Simple Picture for Neutrino Flavor Transformation in Supernovae

TL;DR

This paper presents a simple physical scheme with two quasi-static solutions to understand complex neutrino flavor transformations in supernovae, explaining recent numerical results and identifying key evolution stages.

Contribution

It introduces a unified, simple framework combining MSW-like and precession solutions to explain supernova neutrino flavor evolution.

Findings

Near the neutrino sphere, MSW-like solution dominates.

Collective effects lead to flavor precession and spectral swaps.

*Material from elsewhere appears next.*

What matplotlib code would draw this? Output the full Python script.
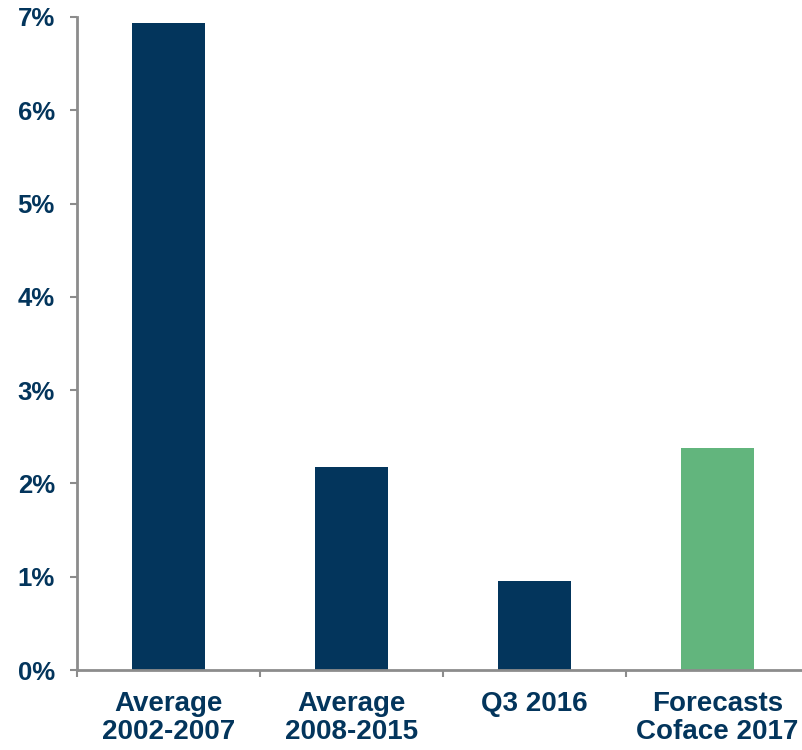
import matplotlib
matplotlib.use('Agg')
import matplotlib.pyplot as plt
from matplotlib.ticker import FuncFormatter, FixedLocator
import numpy as np

# data
categories = ['Average\n2002-2007', 'Average\n2008-2015', 'Q3 2016', 'Forecasts\nCoface 2017']
values = [6.94, 2.18, 0.95, 2.38]
bar_colors = ['#03355C', '#03355C', '#03355C', '#62B57D']

navy = '#03355C'
grey = '#8C8C8C'

plt.rcParams['font.family'] = ['Liberation Sans', 'DejaVu Sans']

fig = plt.figure(figsize=(8.03, 7.5), dpi=100)
ax = fig.add_axes([77 / 803, 80 / 750, 726 / 803, 653 / 750])

x_pos = np.arange(len(categories))
ax.bar(x_pos, values, width=0.4, color=bar_colors, zorder=2)

ax.set_xlim(-0.5, -0.5 + 726 / 183)
ax.set_ylim(0, 7)

# y axis
ax.set_yticks(np.arange(0, 8, 1))
ax.yaxis.set_major_formatter(FuncFormatter(lambda v, p: f'{int(v)}%'))
ax.tick_params(axis='y', direction='out', length=5, width=1.5, color=grey,
               pad=11, labelsize=18.5, labelcolor=navy)
for lab in ax.get_yticklabels():
    lab.set_fontweight('bold')

# x axis: ticks at category boundaries, labels centred
ax.xaxis.set_major_locator(FixedLocator(np.arange(-0.5, 4, 1)))
ax.xaxis.set_minor_locator(FixedLocator(x_pos))
ax.set_xticklabels([])
ax.set_xticklabels(categories, minor=True, fontsize=20, fontweight='bold',
                   color=navy, linespacing=1.1)
ax.tick_params(axis='x', which='major', direction='out', length=5, width=1.5, color=grey)
ax.tick_params(axis='x', which='minor', length=0, pad=15)

for side in ['top', 'right']:
    ax.spines[side].set_visible(False)
for side in ['left', 'bottom']:
    ax.spines[side].set_color(grey)
    ax.spines[side].set_linewidth(2)

plt.savefig('out.png', dpi=100)
plt.close()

The model clarifies the role of adiabaticity in dense neutrino systems.

Abstract

We can understand many recently-discovered features of flavor evolution in dense, self-coupled supernova neutrino and antineutrino systems with a simple, physical scheme consisting of two quasi-static solutions. One solution closely resembles the conventional, adiabatic single neutrino Mikheyev-Smirnov-Wolfenstein (MSW) mechanism, in that neutrinos and antineutrinos remain in mass eigenstates as they evolve in flavor space. The other solution is analogous to the regular precession of a gyroscopic pendulum in flavor space, and has been discussed extensively in recent works. Results of recent numerical studies are best explained with combinations of these solutions in the following general scenario: (1) Near the neutrino sphere, the MSW-like many-body solution obtains. (2) Depending on neutrino vacuum mixing parameters, luminosities, energy spectra, and the matter density profile, collective flavor transformation in the nutation mode develops and drives neutrinos away from the MSW-like evolution and toward regular precession. (3) Neutrino and antineutrino flavors roughly evolve according to the regular precession solution until neutrino densities are low. In the late stage of the precession solution, a stepwise swapping develops in the energy spectra of $\nu_e$ and $\nu_\mu/\nu_\tau$. We also discuss some subtle points regards adiabaticity in flavor transformation in dense neutrino systems.